▶ Problem description: Scan the data beneath this task and copy each line that includes "code".

▶ Data in this exercise:
◆ ◆ ◆ ◆

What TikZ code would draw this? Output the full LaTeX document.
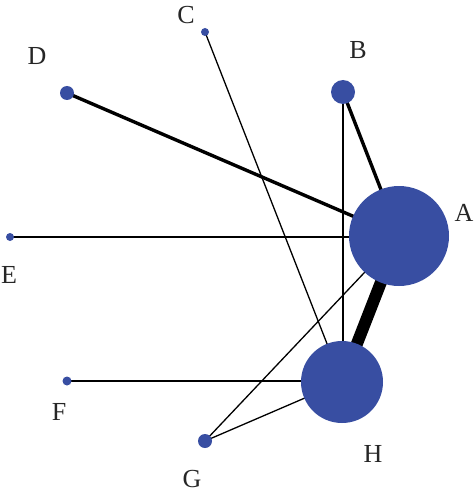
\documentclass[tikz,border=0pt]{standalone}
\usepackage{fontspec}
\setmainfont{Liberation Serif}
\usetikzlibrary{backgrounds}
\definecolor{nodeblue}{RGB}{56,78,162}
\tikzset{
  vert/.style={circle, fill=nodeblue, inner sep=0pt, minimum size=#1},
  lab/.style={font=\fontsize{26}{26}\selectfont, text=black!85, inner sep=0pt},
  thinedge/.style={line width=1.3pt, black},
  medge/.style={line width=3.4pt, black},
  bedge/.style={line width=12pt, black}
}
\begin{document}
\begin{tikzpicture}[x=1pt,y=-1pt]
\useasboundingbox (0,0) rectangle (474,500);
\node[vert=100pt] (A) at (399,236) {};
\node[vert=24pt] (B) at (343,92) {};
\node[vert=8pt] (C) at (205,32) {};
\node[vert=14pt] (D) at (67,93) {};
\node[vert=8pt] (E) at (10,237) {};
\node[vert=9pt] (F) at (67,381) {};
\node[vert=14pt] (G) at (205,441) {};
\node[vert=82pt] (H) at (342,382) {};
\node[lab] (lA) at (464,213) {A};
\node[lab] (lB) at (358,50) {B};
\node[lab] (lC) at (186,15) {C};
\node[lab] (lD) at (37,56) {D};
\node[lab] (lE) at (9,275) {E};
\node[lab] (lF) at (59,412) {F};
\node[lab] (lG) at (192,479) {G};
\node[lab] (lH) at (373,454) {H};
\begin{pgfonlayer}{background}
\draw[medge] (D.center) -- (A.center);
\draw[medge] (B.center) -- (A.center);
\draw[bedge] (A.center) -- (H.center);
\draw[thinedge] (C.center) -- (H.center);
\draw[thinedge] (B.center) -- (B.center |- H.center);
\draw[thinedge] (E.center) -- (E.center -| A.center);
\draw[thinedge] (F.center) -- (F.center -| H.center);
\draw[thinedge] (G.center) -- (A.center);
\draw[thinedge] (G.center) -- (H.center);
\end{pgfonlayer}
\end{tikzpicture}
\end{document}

◆ ◆ ◆ ◆

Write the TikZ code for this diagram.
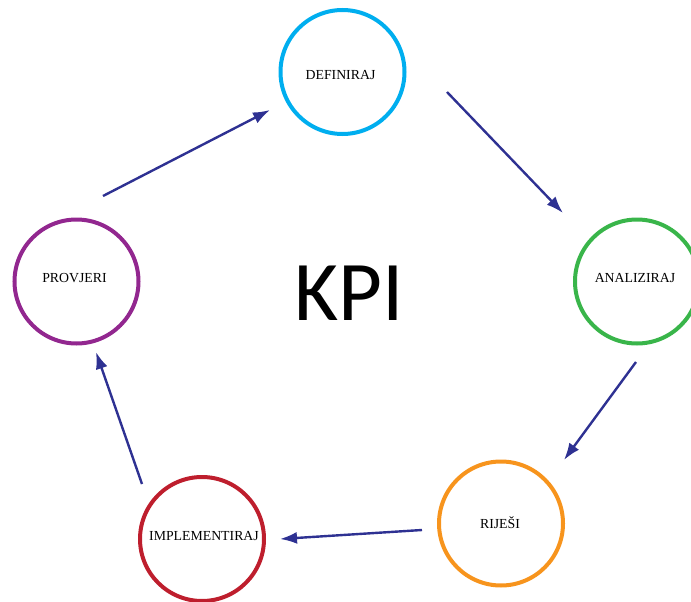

◆ ◆ ◆ ◆

▶ Correct response:
What TikZ code would draw this? Output the full LaTeX document.
Write the TikZ code for this diagram.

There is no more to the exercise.